The Court of Legislature (Lögrétta /is/, Lǫgrétta /non/ "law-right") was a legislature and high court established in Iceland in the year 930 during the period of the Icelandic Commonwealth.

==930 – c. 965==
It was an institution of Althing, the nation's legislative and judicial authority. There was no executive power in the country at the time. After the country had been divided into four quarters around 965, four courts called quarter courts were established for each of them at Althing and thus took over the judicial responsibilities of the Court of Legislature.

==c. 1262 – 1563==
Approximately 1015 a high court called the Fifth Court was established to hear cases left unsettled by the quarter courts.

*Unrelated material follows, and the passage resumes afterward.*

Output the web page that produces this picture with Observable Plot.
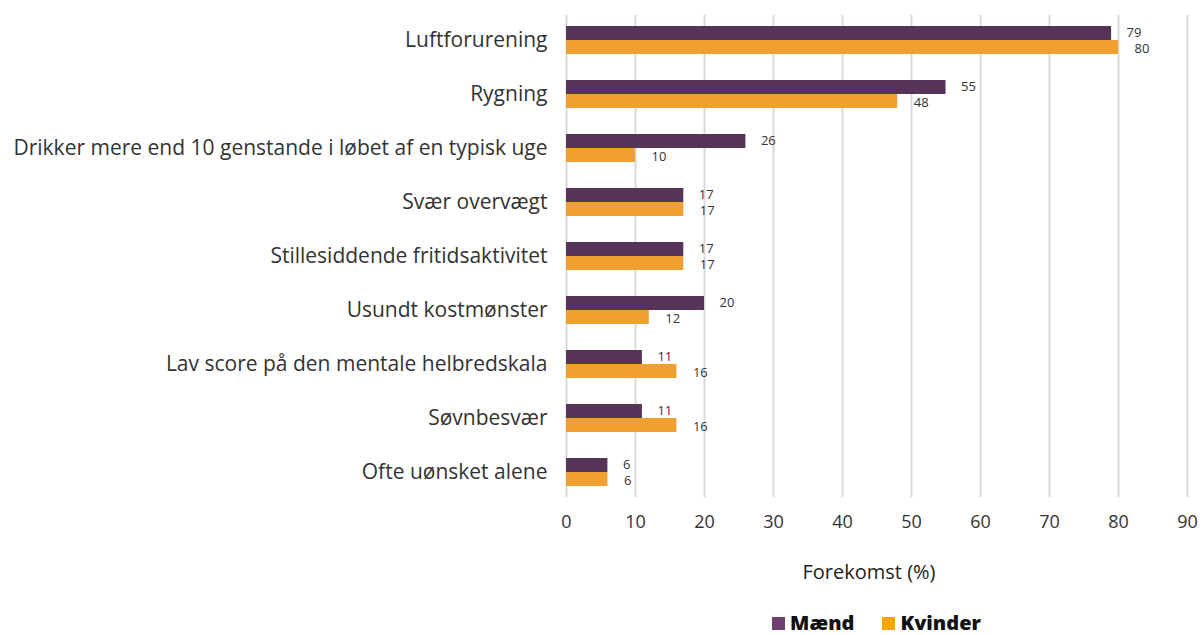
<!DOCTYPE html>
<html>
<head>
<meta charset="utf-8">
<script src="https://cdn.jsdelivr.net/npm/d3@7"></script>
<script src="https://cdn.jsdelivr.net/npm/@observablehq/plot@0.6"></script>
<style>
  body { margin: 0; background: #fff; font-family: "Open Sans", Lato, sans-serif; }
  #wrap { position: relative; width: 1203px; height: 635px; overflow: hidden; }
  #legend { position: absolute; top: 612px; left: 566px; width: 621px; height: 22px; display: flex; justify-content: center; align-items: center; gap: 28px; font-weight: 800; font-size: 20px; line-height: 22px; color: #111; font-family: "Open Sans", Lato, sans-serif; }
  #legend span.item { display: flex; align-items: center; gap: 5px; }
  #legend span.sw { display: inline-block; width: 13px; height: 13px; }
</style>
</head>
<body>
<div id="wrap">
  <div id="chart"></div>
  <div id="legend"></div>
</div>
<script>
const categories = [
  "Luftforurening",
  "Rygning",
  "Drikker mere end 10 genstande i løbet af en typisk uge",
  "Svær overvægt",
  "Stillesiddende fritidsaktivitet",
  "Usundt kostmønster",
  "Lav score på den mentale helbredskala",
  "Søvnbesvær",
  "Ofte uønsket alene"
];
const maend = [79, 55, 26, 17, 17, 20, 11, 11, 6];
const kvinder = [80, 48, 10, 17, 17, 12, 16, 16, 6];
const xTicks = [0, 10, 20, 30, 40, 50, 60, 70, 80, 90];
const seriesNames = ["Mænd", "Kvinder"];
const xLabel = "Forekomst (%)";

const colM = "#553457";
const colK = "#efa030";

const dataM = categories.map((c, i) => ({cat: c, value: maend[i]}));
const dataK = categories.map((c, i) => ({cat: c, value: kvinder[i]}));

const chart = Plot.plot({
  width: 1203,
  height: 600,
  marginLeft: 566,
  marginRight: 16,
  marginTop: 15,
  marginBottom: 103,
  style: {fontFamily: "'Open Sans', Lato, sans-serif", color: "#333", background: "#fff"},
  x: {domain: [0, 90], ticks: xTicks, tickSize: 0, tickPadding: 18, label: null},
  y: {domain: categories, paddingInner: 0.48, paddingOuter: 0.2, tickSize: 0, tickPadding: 19, label: null},
  marks: [
    Plot.ruleX(xTicks, {x: d => d, stroke: "#d9d9d9", strokeWidth: 2}),
    Plot.barX(dataM, {y: "cat", x: "value", fill: colM, insetBottom: 14, insetTop: 0}),
    Plot.barX(dataK, {y: "cat", x: "value", fill: colK, insetTop: 14, insetBottom: 0}),
    Plot.text(dataM, {y: "cat", x: "value", text: d => String(d.value), textAnchor: "start", dx: 15, dy: -8, fontSize: 13, fill: "#333"}),
    Plot.text(dataK, {y: "cat", x: "value", text: d => String(d.value), textAnchor: "start", dx: 16, dy: 8.5, fontSize: 13, fill: "#333"}),
    Plot.text([xLabel], {frameAnchor: "bottom", text: d => d, dy: 81, dx: -8, fontSize: 20, fill: "#222"})
  ]
});
chart.querySelectorAll("g[aria-label='y-axis tick label'], g[aria-label='y-axis']").forEach(g => g.setAttribute("font-size", "21"));
chart.querySelectorAll("g[aria-label='x-axis tick label'], g[aria-label='x-axis']").forEach(g => g.setAttribute("font-size", "18"));
chart.querySelectorAll("g[aria-label='y-axis tick label'] text, g[aria-label='y-axis'] text").forEach(t => t.setAttribute("font-size", "21"));
chart.querySelectorAll("g[aria-label='x-axis tick label'] text, g[aria-label='x-axis'] text").forEach(t => t.setAttribute("font-size", "18"));
document.getElementById("chart").appendChild(chart);

const legendCols = ["#6e3f70", "#f7a600"];
const legend = document.getElementById("legend");
seriesNames.forEach((name, i) => {
  const item = document.createElement("span");
  item.className = "item";
  const sw = document.createElement("span");
  sw.className = "sw";
  sw.style.background = legendCols[i];
  item.appendChild(sw);
  item.appendChild(document.createTextNode(name));
  legend.appendChild(item);
});
</script>
</body>
</html>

When the Commonwealth came to an end and Icelanders submitted to the authority of the Norwegian king in 1262 the Court of Legislature regained its judicial functions, as the Fifth Court and quarter courts were abolished, and retained some legislative authority. The Court of Legislature served as a high court and district courts were established as lower courts. Towards the end of the 14th century, royal succession brought both Norway and Iceland under the control of the Danish monarchy. With the introduction of absolute monarchy in Denmark-Norway, the Icelanders relinquished their autonomy to the crown, including the right to initiate and consent to legislation. After that, the Court of Legislature served almost exclusively as a court of law. In 1563 the High Court was established due to dissatisfaction with the Court of Legislature. From there on the Court of Legislature was no longer the high court of the country.

==1563 – 1800==
Both the Court of Legislature and the High Court were replaced when the National High Court was established as a high court the year 1800.